The Fine, Frenetic Advertising Week That Was

Advertising Week was a fine, frenetic mixture of industry announcements, brilliant initiatives, measurement advancements and sales directions this year. There was talk of Big Data, Programmatic, Content Identification, Cross Platform and even NeuroScience. The industry is changing so quickly that even those of us with years in the industry can still come away with some “aha” moments. Here are three of them for me: 

Fraud Negatively Impacts Programmatic
Programmatic was one of the hot industry topics in and beyond Advertising Week. But there is an aspect of Programmatic that I was unaware of and appears to be of serious concern - Fraud. We talk about fraudulent clicks but there is so much more to the fraud problem in digital, especially as it impacts Big Data. 

Data is collected and rarely revised for errors. This is especially true for shopper data where purchasing from stolen credit cards is included, creating erroneous patterns that can impact the efficacy of Programmatic. Michael Tiffany of White Ops explained, “Segmentation targeting is based on the trust of cookie data. You can't unwind the attribution model for stolen credit card purchases.”
There is also the issue of bots that troll sites. Tiffany said, “There is fraud in private marketplaces. Right now publishers are losing big because of bots.” “That is why we are moving away from an open exchange” said Joe Kowan of GroupM, “We apply programmatic to trusted publishers with whom we have a relationship.” 

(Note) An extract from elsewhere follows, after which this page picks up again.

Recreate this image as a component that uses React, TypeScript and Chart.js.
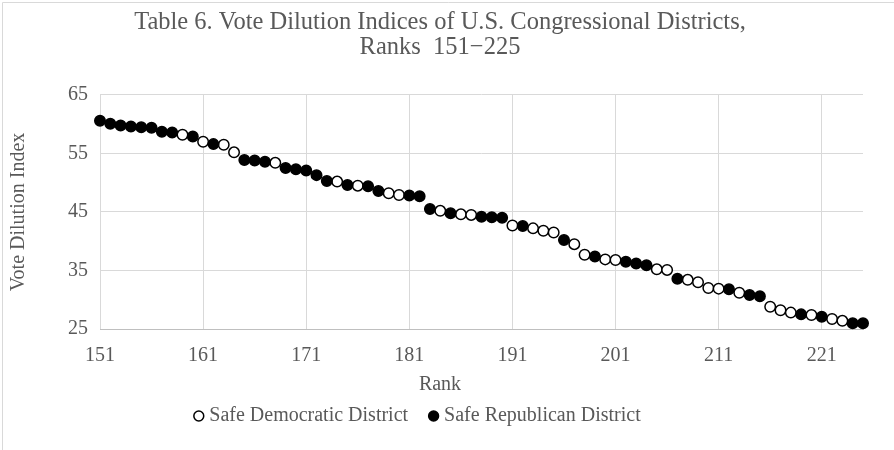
import { useEffect, useRef } from "react";
import { Chart, registerables } from "chart.js";

Chart.register(...registerables);

// District rank (x) and its vote dilution index (y)
const ranks = [
  151, 152, 153, 154, 155, 156, 157, 158, 159, 160,
  161, 162, 163, 164, 165, 166, 167, 168, 169, 170,
  171, 172, 173, 174, 175, 176, 177, 178, 179, 180,
  181, 182, 183, 184, 185, 186, 187, 188, 189, 190,
  191, 192, 193, 194, 195, 196, 197, 198, 199, 200,
  201, 202, 203, 204, 205, 206, 207, 208, 209, 210,
  211, 212, 213, 214, 215, 216, 217, 218, 219, 220,
  221, 222, 223, 224, 225,
];

// D = safe Democratic, R = safe Republican
const party = [
  "R", "R", "R", "R", "R", "R", "R", "R", "D", "R",
  "D", "R", "D", "D", "R", "R", "R", "D", "R", "R",
  "R", "R", "R", "D", "R", "D", "R", "R", "D", "D",
  "R", "R", "R", "D", "R", "D", "D", "R", "R", "R",
  "D", "R", "D", "D", "D", "R", "D", "D", "R", "D",
  "D", "R", "R", "R", "D", "D", "R", "D", "D", "D",
  "D", "R", "D", "R", "R", "D", "D", "D", "R", "D",
  "R", "D", "D", "R", "R",
];

const dilution = [
  60.6, 60.1, 59.8, 59.6, 59.5, 59.4, 58.7, 58.6, 58.2, 57.9,
  57.0, 56.6, 56.5, 55.2, 53.9, 53.8, 53.6, 53.4, 52.5, 52.3,
  52.1, 51.3, 50.3, 50.2, 49.6, 49.5, 49.4, 48.6, 48.2, 47.9,
  47.8, 47.7, 45.5, 45.2, 44.8, 44.6, 44.5, 44.2, 44.1, 44.0,
  42.7, 42.6, 42.2, 41.8, 41.5, 40.2, 39.5, 37.7, 37.4, 36.9,
  36.8, 36.5, 36.2, 35.9, 35.2, 35.1, 33.6, 33.4, 33.0, 32.0,
  31.9, 31.8, 31.2, 30.8, 30.6, 28.8, 28.2, 27.8, 27.5, 27.4,
  27.1, 26.7, 26.4, 26.0, 26.0,
];

const rankTicks = [151, 161, 171, 181, 191, 201, 211, 221];
const indexTicks = [25, 35, 45, 55, 65];

const TEXT = "#595959";
const GRID = "#d9d9d9";
const FONT = "'Liberation Serif', 'Times New Roman', serif";

function pointsFor(code: string) {
  const out: { x: number; y: number }[] = [];
  ranks.forEach((r, i) => {
    if (party[i] === code) out.push({ x: r, y: dilution[i] });
  });
  return out;
}

// thin outline along the top and left edges of the chart frame
const framePlugin = {
  id: "frame",
  beforeDraw(chart: Chart) {
    const ctx = chart.ctx;
    ctx.save();
    ctx.strokeStyle = GRID;
    ctx.lineWidth = 1;
    ctx.beginPath();
    ctx.moveTo(2.5, chart.height);
    ctx.lineTo(2.5, 2.5);
    ctx.lineTo(chart.width, 2.5);
    ctx.stroke();
    ctx.restore();
  },
};

export default function App() {
  const canvasRef = useRef<HTMLCanvasElement | null>(null);

  useEffect(() => {
    document.body.style.margin = "0";
    const canvas = canvasRef.current;
    if (!canvas) return;

    const marker = {
      pointRadius: 5.25,
      pointHoverRadius: 5.25,
      borderWidth: 1.5,
      borderColor: "#000000",
      clip: false as const,
    };

    const chart = new Chart(canvas, {
      type: "scatter",
      data: {
        datasets: [
          {
            label: "Safe Democratic District",
            data: pointsFor("D"),
            backgroundColor: "#ffffff",
            order: 1,
            ...marker,
          },
          {
            label: "Safe Republican District",
            data: pointsFor("R"),
            backgroundColor: "#000000",
            order: 0,
            ...marker,
          },
        ],
      },
      options: {
        animation: false,
        responsive: false,
        events: [],
        layout: { padding: { left: 0, right: 14, top: 0, bottom: 14 } },
        plugins: {
          title: {
            display: true,
            text: [
              "Table 6. Vote Dilution Indices of U.S. Congressional Districts,",
              "Ranks  151\u2212225",
            ],
            color: TEXT,
            font: { family: FONT, size: 24.5, weight: "normal", lineHeight: 1.02 },
            padding: { top: 10, bottom: 35 },
          },
          legend: {
            position: "bottom",
            labels: {
              usePointStyle: true,
              boxWidth: 1,
              boxHeight: 7,
              padding: 25,
              color: TEXT,
              font: { family: FONT, size: 20 },
              generateLabels: (c: Chart) => {
                const items = Chart.defaults.plugins.legend.labels
                  .generateLabels(c)
                  .sort((a: any, b: any) => a.datasetIndex - b.datasetIndex);
                // blank trailing entry: nudges the visible row a little left of centre
                items.push({
                  text: " ",
                  fillStyle: "rgba(0,0,0,0)",
                  strokeStyle: "rgba(0,0,0,0)",
                  lineWidth: 0,
                  pointStyle: "circle",
                  hidden: false,
                  datasetIndex: -1,
                } as any);
                return items;
              },
            },
            title: {
              display: true,
              text: "Rank",
              color: TEXT,
              font: { family: FONT, size: 20, lineHeight: 0.3 },
              padding: { top: 10, bottom: 0 },
            },
          },
          tooltip: { enabled: false },
        },
        scales: {
          x: {
            type: "linear",
            min: 151,
            max: 225,
            afterBuildTicks: (s: any) => {
              s.ticks = rankTicks.map((v) => ({ value: v }));
            },
            afterFit: (s: any) => {
              s.height = 36;
            },
            grid: { color: GRID, drawTicks: false },
            border: { color: "#bfbfbf" },
            ticks: {
              color: TEXT,
              font: { family: FONT, size: 20 },
              padding: 15,
              maxRotation: 0,
              autoSkip: false,
            },
          },
          y: {
            min: 25,
            max: 65,
            afterBuildTicks: (s: any) => {
              s.ticks = indexTicks.map((v) => ({ value: v }));
            },
            afterFit: (s: any) => {
              s.width = 100;
            },
            grid: { color: GRID, drawTicks: false },
            border: { display: false },
            ticks: {
              color: TEXT,
              font: { family: FONT, size: 20 },
              padding: 12,
            },
            title: {
              display: true,
              text: "Vote Dilution Index",
              color: TEXT,
              font: { family: FONT, size: 20 },
              padding: { top: 7, bottom: 0 },
            },
          },
          // empty strip on the right that keeps the plot clear of the frame edge
          gutter: {
            type: "linear",
            position: "right",
            display: true,
            grid: { display: false, drawOnChartArea: false },
            border: { display: false },
            ticks: { display: false },
            afterFit: (s: any) => {
              s.width = 17;
            },
          },
        },
      },
      plugins: [framePlugin],
    });

    return () => chart.destroy();
  }, []);

  return (
    <div style={{ width: 894, height: 450, position: "relative", background: "#ffffff" }}>
      <canvas ref={canvasRef} width={894} height={450} />
    </div>
  );
}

Can this situation impact the growth and expansion of Programmatic?

Time to Debunk the Digital Myths
As television will inevitably evolve into the digital sphere because of connected TVs, we need to separate myths from realities. Neustar’s Lisa Joy Rosner debunked the 5 myths of digital marketing in her presentation from privacy concerns to the death of brick and morter. Here they are:

Myth 1- Big Brother is watching. But Rosner suggested that with the right approach, it is possible to “create delightful experiences that don't have to be creepy.” She explained that “It is all about trust, relevance and personalization.”

Myth 2- Offline is dead. Rosner said that this just is not true – the numbers bear it out. “currently, 96% people watch TV. 91% read magazines. 82% listen to radio. 52% have smartphones. 76% use the internet. Integration across platforms is the key.”

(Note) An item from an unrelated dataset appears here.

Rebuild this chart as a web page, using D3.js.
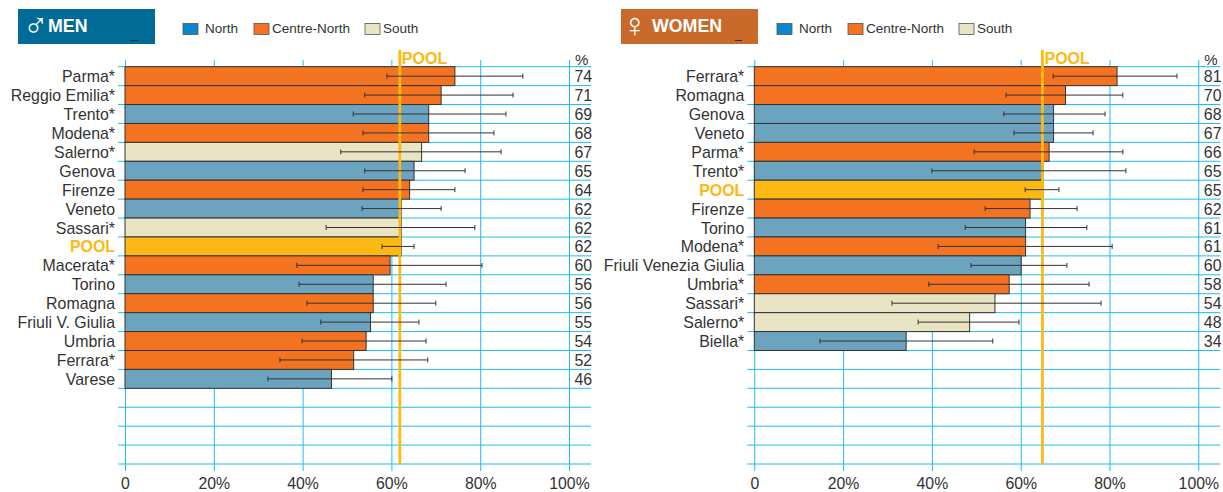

Myth 3- Location matters. Well that Myth is true according to Rosner who explained, “Forty-one percent do local search to do comparison shopping before they go into a store to buy. Four out of 5 local searches end in a purchase and 73% of purchases are in brick and mortar stores.”

Myth 4- Size matters in Big Data. But Rosner said, “Accuracy matters more. It's more important to go for accuracy and quality than go for big. Smart data not big data equals accurate, agile and actionable. It must be embedded in driving the organization forward, not a back room function.”

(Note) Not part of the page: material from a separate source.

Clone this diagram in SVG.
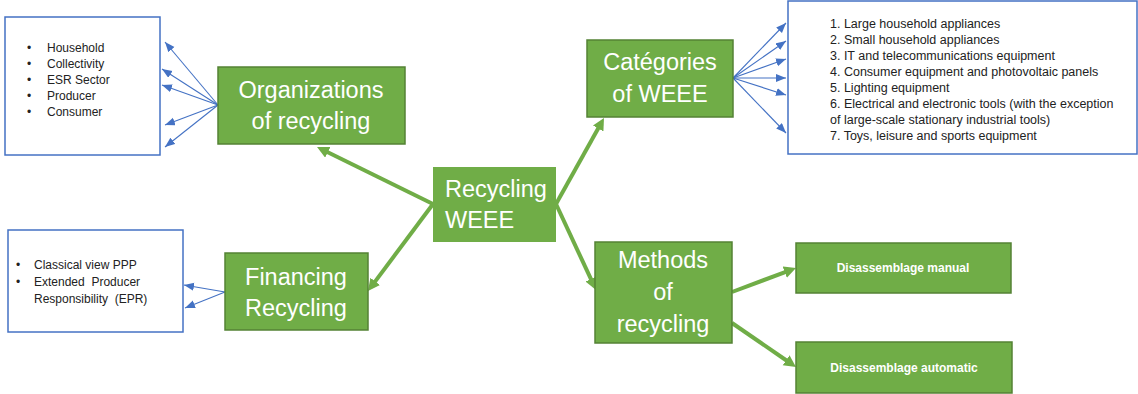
<svg xmlns="http://www.w3.org/2000/svg" width="1138" height="394" viewBox="0 0 1138 394">
<defs>
<style>
.gbox{fill:#70AD47;stroke:#548235;stroke-width:1.5}
.cbox{fill:#70AD47;stroke:none}
.lbox{fill:#fff;stroke:#4472C4;stroke-width:1.5}
.big{font-family:"Liberation Sans",Arial,sans-serif;font-size:23.5px;fill:#fff}
.small{font-family:"Liberation Sans",Arial,sans-serif;font-size:12px;font-weight:bold;fill:#fff;text-anchor:middle}
.list{font-family:"Liberation Sans",Arial,sans-serif;font-size:12px;fill:#222;white-space:pre}
.list2{font-family:"Liberation Sans",Arial,sans-serif;font-size:12.5px;fill:#222}
.ga{stroke:#70AD47;stroke-width:4;fill:none;marker-end:url(#gh)}
.ba{stroke:#4472C4;stroke-width:1.1;fill:none;marker-end:url(#bh)}
</style>
<marker id="gh" markerUnits="userSpaceOnUse" markerWidth="14" markerHeight="14" refX="4" refY="6" orient="auto"><path d="M0,0 L12,6 L0,12 z" fill="#70AD47"/></marker>
<marker id="bh" markerUnits="userSpaceOnUse" markerWidth="12" markerHeight="10" refX="10" refY="4" orient="auto"><path d="M0,0 L10,4 L0,8 z" fill="#4472C4"/></marker>
</defs>
<rect width="1138" height="394" fill="#fff"/>

<g id="connectors">
<line class="ga" x1="433" y1="204" x2="324.2" y2="150.5"/>
<line class="ga" x1="433" y1="204" x2="372.8" y2="284.6"/>
<line class="ga" x1="556" y1="204" x2="600.1" y2="125"/>
<line class="ga" x1="556" y1="204" x2="592.6" y2="282.7"/>
<line class="ga" x1="732" y1="292" x2="788.5" y2="270.8"/>
<line class="ga" x1="732" y1="323" x2="789.4" y2="362.5"/>
<line class="ba" x1="218" y1="105" x2="165" y2="42"/>
<line class="ba" x1="218" y1="105" x2="162" y2="69"/>
<line class="ba" x1="218" y1="105" x2="162" y2="85"/>
<line class="ba" x1="218" y1="105" x2="165" y2="125"/>
<line class="ba" x1="218" y1="105" x2="165" y2="147"/>
<line class="ba" x1="225" y1="292" x2="184" y2="285"/>
<line class="ba" x1="225" y1="292" x2="185" y2="308"/>
<line class="ba" x1="733" y1="78" x2="786" y2="23"/>
<line class="ba" x1="733" y1="78" x2="786" y2="41"/>
<line class="ba" x1="733" y1="78" x2="786" y2="59"/>
<line class="ba" x1="733" y1="78" x2="786" y2="78"/>
<line class="ba" x1="733" y1="78" x2="786" y2="95"/>
<line class="ba" x1="733" y1="78" x2="786" y2="133"/>
</g>

<g id="center">
<rect class="cbox" x="433" y="167" width="123" height="75"/>
<text class="big" x="445" y="197">Recycling</text>
<text class="big" x="445" y="228">WEEE</text>
</g>

<g id="organizations">
<rect class="gbox" x="218" y="67" width="187" height="77"/>
<text class="big" x="311" y="98" text-anchor="middle">Organizations</text>
<text class="big" x="311" y="129" text-anchor="middle">of recycling</text>
</g>

<g id="org-list">
<rect class="lbox" x="5" y="17" width="155" height="138"/>
<g class="list">
<text x="27" y="52">•</text><text x="47" y="52">Household</text>
<text x="27" y="68">•</text><text x="47" y="68">Collectivity</text>
<text x="27" y="84">•</text><text x="47" y="84">ESR Sector</text>
<text x="27" y="100">•</text><text x="47" y="100">Producer</text>
<text x="27" y="116">•</text><text x="47" y="116">Consumer</text>
</g>
</g>

<g id="financing">
<rect class="gbox" x="225" y="253" width="143" height="77"/>
<text class="big" x="296" y="285" text-anchor="middle">Financing</text>
<text class="big" x="296" y="316" text-anchor="middle">Recycling</text>
</g>

<g id="fin-list">
<rect class="lbox" x="8" y="230" width="175" height="102"/>
<g class="list">
<text x="16" y="269">•</text><text x="34" y="269">Classical view PPP</text>
<text x="16" y="286">•</text><text x="34" y="286" xml:space="preserve">Extended  Producer</text>
<text x="34" y="303" xml:space="preserve">Responsibility  (EPR)</text>
</g>
</g>

<g id="categories">
<rect class="gbox" x="587" y="40" width="146" height="77"/>
<text class="big" x="660" y="70" text-anchor="middle">Catégories</text>
<text class="big" x="660" y="102" text-anchor="middle">of WEEE</text>
</g>

<g id="cat-list">
<rect class="lbox" x="788" y="1" width="349" height="153"/>
<g class="list2">
<text x="830" y="28">1. Large household appliances</text>
<text x="830" y="44">2. Small household appliances</text>
<text x="830" y="60">3. IT and telecommunications equipment</text>
<text x="830" y="76">4. Consumer equipment and photovoltaic panels</text>
<text x="830" y="92">5. Lighting equipment</text>
<text x="830" y="108">6. Electrical and electronic tools (with the exception</text>
<text x="830" y="124">of large-scale stationary industrial tools)</text>
<text x="830" y="140">7. Toys, leisure and sports equipment</text>
</g>
</g>

<g id="methods">
<rect class="gbox" x="595" y="242" width="137" height="101"/>
<text class="big" x="663" y="268" text-anchor="middle">Methods</text>
<text class="big" x="663" y="300" text-anchor="middle">of</text>
<text class="big" x="663" y="332" text-anchor="middle">recycling</text>
</g>

<g id="manual">
<rect class="gbox" x="796" y="243" width="215" height="50"/>
<text class="small" x="903" y="272">Disassemblage manual</text>
</g>

<g id="automatic">
<rect class="gbox" x="796" y="342" width="216" height="51"/>
<text class="small" x="904" y="372">Disassemblage automatic</text>
</g>
</svg>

Myth 5- Mobile is the new black. Not so fast, Rosner cautioned, “Eighty three percent of consumers expect you to know them across channels and devices and 46% purchase more when they receive personalized offers across channels.”

Neuroscience Adds Impact to Content Measurement
Neuroscience research, as advanced by the ARF, is beginning to show important results. According to the ARF’s Gayle Fuguitt, “The opportunity is immense to measure the unmeasured and unlock techniques. We are going from the leading edge to the bleeding edge.” Horst Stipp added, “Our members asked questions about neuro and we are translating neuroscience into best practices.”
There are several methods including physical response, eye tracking, skin conductor response, EKG, EEG, Fmri and facial coding.  There were two major studies presented with the later study confirming the theoretical results from the first one. “The data pointed to using methods as a way to help you improve ad performance and sell more”, Stipp explained.  Creative testing and the revisions that were recommended based on the neuroscience results improved audience response in the final version. Mike Donahue from the 4As agreed that the ARF was “On to something very, very big.”

The industry itself is expanding and enriching the way it is doing business. Advertising Week offered a way to see some of these newest and greatest.